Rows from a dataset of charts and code
──────
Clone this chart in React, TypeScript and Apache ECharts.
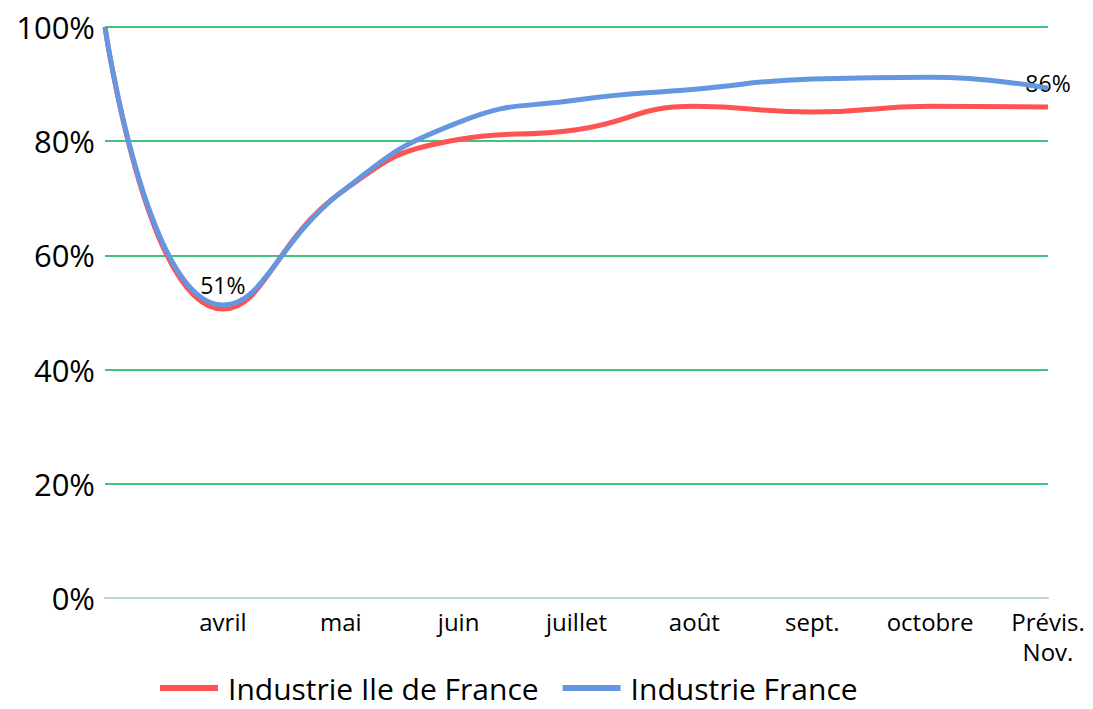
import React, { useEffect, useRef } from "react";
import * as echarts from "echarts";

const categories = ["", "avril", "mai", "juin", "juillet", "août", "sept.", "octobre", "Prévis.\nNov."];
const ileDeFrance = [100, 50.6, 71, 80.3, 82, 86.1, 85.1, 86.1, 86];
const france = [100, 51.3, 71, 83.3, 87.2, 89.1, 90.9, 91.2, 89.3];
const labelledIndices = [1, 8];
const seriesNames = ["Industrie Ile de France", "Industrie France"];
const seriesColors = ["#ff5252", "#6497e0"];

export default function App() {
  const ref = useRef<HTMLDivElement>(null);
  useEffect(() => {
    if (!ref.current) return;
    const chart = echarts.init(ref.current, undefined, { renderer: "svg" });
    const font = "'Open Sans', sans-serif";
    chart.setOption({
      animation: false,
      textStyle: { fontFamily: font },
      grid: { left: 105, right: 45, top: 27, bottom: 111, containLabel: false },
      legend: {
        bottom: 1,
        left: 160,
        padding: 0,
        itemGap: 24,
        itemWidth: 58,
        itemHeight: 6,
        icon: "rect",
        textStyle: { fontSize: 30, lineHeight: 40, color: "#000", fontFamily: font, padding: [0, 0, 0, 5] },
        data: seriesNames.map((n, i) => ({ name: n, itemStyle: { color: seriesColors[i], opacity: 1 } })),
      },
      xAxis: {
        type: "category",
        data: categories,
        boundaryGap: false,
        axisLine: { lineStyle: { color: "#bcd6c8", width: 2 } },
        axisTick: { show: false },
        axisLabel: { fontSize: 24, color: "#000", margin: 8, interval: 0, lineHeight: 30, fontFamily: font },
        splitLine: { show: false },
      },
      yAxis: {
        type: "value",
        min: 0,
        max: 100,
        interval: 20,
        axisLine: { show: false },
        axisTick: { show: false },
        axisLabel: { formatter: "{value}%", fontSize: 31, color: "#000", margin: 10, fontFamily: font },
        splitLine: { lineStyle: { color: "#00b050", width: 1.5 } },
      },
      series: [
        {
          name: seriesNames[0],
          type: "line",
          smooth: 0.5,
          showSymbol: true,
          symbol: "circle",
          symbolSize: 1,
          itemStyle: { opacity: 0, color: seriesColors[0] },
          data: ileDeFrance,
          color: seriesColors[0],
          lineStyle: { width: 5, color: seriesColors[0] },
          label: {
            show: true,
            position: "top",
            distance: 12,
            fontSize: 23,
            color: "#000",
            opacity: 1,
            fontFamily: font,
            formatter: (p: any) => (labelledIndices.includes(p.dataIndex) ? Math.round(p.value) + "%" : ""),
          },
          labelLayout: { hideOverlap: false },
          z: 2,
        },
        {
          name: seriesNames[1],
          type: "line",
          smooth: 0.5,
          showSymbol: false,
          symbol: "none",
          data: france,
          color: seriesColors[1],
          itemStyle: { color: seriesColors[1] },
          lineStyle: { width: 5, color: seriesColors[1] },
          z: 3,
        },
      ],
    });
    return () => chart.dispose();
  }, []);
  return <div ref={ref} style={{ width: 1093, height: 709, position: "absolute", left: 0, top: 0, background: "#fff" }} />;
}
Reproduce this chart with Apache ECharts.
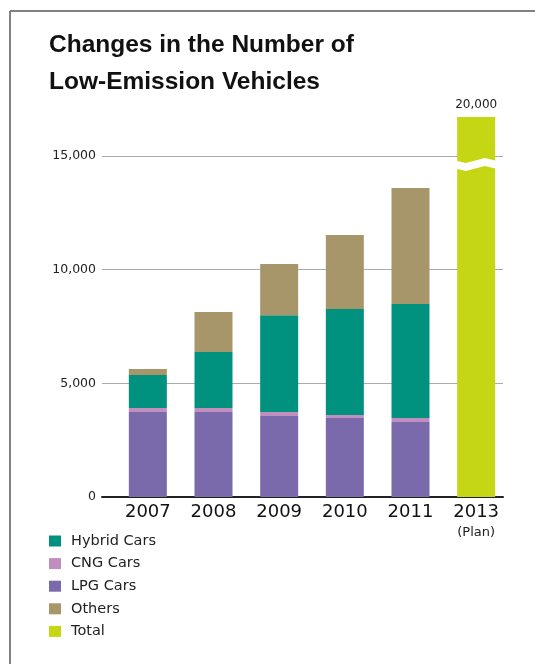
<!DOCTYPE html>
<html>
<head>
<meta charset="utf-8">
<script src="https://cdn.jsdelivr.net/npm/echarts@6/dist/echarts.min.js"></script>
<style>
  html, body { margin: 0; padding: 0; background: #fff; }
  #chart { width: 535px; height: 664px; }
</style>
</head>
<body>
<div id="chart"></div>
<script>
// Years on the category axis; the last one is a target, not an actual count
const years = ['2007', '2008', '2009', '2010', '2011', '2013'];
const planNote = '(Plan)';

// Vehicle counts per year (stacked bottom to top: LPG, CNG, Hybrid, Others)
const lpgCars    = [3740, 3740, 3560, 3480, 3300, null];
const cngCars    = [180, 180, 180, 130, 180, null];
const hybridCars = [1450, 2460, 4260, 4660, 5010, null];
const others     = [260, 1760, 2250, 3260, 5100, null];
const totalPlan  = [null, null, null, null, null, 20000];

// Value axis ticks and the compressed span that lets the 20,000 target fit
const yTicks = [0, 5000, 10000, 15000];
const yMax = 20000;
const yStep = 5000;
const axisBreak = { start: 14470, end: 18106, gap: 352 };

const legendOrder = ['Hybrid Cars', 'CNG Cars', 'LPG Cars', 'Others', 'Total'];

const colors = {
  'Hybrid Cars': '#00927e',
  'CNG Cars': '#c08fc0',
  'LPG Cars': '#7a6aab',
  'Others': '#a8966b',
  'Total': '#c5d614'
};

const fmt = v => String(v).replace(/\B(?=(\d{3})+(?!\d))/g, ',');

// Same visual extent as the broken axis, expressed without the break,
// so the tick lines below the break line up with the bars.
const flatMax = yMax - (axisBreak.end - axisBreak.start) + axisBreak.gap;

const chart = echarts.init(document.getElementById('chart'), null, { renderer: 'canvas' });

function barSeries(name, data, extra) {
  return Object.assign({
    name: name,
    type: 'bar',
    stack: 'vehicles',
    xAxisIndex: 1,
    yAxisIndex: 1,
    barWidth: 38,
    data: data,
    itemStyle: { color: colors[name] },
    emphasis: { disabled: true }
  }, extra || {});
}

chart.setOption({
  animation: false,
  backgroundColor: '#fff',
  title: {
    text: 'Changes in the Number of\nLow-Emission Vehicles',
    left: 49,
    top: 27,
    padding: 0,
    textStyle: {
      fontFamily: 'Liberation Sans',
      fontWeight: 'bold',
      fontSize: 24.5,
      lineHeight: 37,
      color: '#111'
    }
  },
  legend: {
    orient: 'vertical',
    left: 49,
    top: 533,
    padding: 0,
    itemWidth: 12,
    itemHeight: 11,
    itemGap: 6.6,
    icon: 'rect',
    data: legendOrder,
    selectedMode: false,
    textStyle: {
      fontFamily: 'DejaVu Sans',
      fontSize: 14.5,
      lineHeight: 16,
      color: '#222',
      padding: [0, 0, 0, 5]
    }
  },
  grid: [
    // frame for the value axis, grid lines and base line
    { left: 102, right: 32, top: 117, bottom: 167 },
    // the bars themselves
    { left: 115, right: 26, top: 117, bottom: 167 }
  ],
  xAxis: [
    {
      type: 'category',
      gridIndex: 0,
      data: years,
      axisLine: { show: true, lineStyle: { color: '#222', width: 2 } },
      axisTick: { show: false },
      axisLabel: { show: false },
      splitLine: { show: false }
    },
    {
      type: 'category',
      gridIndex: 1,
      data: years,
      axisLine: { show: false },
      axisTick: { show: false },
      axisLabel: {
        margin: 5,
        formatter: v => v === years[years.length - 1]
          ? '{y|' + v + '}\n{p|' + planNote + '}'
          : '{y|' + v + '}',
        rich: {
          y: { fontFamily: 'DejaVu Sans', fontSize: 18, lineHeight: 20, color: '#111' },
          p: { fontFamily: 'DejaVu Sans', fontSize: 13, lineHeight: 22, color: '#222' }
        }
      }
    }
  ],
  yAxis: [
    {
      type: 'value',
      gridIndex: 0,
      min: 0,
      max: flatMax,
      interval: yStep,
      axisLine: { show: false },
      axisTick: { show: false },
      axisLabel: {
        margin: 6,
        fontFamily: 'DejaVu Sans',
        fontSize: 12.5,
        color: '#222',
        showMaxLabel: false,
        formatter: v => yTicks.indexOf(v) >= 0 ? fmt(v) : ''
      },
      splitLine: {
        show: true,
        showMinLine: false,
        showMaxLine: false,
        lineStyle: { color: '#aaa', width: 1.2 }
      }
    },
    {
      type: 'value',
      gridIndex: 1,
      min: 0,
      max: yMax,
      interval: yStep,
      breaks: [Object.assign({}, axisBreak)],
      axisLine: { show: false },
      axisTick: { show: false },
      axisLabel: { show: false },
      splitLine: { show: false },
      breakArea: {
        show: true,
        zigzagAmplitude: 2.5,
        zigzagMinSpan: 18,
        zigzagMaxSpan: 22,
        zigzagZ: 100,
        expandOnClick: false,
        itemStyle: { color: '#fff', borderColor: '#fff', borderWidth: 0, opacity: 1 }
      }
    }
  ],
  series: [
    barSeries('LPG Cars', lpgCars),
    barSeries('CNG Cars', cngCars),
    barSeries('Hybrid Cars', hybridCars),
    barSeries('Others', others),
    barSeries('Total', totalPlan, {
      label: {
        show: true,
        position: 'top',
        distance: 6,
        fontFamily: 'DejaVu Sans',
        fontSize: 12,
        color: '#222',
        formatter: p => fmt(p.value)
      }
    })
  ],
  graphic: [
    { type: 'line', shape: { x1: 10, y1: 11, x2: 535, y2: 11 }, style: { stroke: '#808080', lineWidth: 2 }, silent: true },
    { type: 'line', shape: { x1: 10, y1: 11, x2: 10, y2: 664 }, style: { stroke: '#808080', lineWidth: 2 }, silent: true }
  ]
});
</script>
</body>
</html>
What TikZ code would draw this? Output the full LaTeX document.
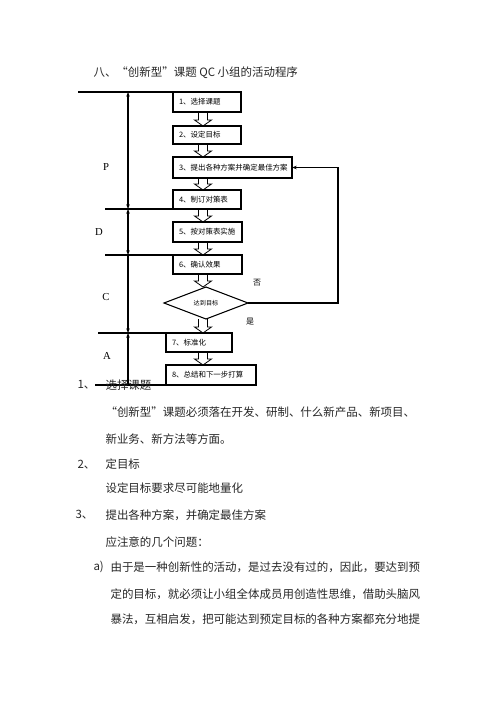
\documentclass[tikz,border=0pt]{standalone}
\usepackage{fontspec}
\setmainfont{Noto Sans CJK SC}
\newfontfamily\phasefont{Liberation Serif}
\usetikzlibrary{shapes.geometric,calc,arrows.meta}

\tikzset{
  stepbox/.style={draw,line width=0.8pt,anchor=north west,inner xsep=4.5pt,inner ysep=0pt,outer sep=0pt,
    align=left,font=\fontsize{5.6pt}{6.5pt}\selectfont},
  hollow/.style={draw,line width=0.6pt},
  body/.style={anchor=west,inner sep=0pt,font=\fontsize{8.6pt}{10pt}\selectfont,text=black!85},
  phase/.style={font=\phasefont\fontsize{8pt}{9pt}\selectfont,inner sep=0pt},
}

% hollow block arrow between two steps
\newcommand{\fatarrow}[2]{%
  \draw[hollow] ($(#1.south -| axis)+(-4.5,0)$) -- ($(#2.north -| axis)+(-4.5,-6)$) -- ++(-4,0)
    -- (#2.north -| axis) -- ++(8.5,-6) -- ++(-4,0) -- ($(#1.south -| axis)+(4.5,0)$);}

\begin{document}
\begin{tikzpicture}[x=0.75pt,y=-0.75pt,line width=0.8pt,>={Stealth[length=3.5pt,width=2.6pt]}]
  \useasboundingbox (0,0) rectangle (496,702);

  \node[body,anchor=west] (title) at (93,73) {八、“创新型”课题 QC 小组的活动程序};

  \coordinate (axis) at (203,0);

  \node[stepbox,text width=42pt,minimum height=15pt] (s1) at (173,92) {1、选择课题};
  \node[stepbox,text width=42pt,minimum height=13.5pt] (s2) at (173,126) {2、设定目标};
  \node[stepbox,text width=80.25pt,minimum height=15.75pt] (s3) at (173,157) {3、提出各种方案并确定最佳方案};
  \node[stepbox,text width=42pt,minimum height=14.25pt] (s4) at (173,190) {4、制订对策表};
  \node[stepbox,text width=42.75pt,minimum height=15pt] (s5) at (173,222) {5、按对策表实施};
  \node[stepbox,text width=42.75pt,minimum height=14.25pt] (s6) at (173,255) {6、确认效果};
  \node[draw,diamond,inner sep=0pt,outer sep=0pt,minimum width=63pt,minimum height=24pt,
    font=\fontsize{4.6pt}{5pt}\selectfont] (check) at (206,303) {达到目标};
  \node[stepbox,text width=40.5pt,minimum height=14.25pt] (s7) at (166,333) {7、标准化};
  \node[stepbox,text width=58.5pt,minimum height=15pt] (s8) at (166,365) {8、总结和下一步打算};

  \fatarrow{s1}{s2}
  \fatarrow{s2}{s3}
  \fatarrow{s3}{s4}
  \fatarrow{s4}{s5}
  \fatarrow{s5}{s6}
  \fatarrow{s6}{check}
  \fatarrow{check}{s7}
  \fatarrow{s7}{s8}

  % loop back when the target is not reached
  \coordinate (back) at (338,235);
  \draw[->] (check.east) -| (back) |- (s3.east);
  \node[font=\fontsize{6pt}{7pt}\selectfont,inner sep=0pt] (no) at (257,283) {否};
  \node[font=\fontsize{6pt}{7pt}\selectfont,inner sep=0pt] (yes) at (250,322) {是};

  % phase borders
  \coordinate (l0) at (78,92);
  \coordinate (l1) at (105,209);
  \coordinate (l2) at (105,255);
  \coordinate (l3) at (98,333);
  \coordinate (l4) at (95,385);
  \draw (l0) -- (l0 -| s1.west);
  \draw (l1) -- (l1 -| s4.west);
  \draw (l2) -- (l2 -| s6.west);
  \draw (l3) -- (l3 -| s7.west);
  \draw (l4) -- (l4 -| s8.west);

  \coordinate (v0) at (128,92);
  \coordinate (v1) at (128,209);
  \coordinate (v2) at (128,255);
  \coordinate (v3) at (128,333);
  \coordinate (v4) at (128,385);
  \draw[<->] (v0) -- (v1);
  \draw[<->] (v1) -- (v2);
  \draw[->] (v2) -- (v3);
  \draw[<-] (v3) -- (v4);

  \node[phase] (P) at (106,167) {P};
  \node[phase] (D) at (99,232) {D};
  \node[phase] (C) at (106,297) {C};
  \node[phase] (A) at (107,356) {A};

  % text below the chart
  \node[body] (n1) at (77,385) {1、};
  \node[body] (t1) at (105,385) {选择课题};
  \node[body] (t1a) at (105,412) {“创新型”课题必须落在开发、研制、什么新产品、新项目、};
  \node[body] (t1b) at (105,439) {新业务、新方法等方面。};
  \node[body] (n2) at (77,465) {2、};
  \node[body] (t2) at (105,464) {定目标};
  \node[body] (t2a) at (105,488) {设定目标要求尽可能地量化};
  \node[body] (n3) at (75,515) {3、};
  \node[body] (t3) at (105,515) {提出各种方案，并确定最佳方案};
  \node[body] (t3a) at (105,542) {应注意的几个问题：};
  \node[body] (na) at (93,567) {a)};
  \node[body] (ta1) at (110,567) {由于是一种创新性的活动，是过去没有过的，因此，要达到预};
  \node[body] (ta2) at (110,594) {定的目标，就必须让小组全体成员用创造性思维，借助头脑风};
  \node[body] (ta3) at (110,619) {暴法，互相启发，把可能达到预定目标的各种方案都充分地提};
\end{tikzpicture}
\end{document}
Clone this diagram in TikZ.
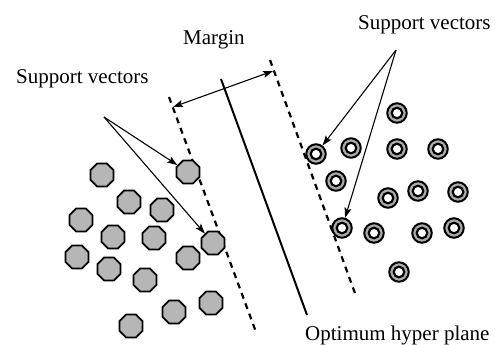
──────
GOAL OF THE EXERCISE: Return exactly what appears from the opening line of the material through the line with "import * as", apart from the pictures.

ANSWER TO THIS PROBLEM:
Clone this chart in React, TypeScript and Apache ECharts.
import React, { useEffect, useRef } from "react";
import * as echarts from "echarts";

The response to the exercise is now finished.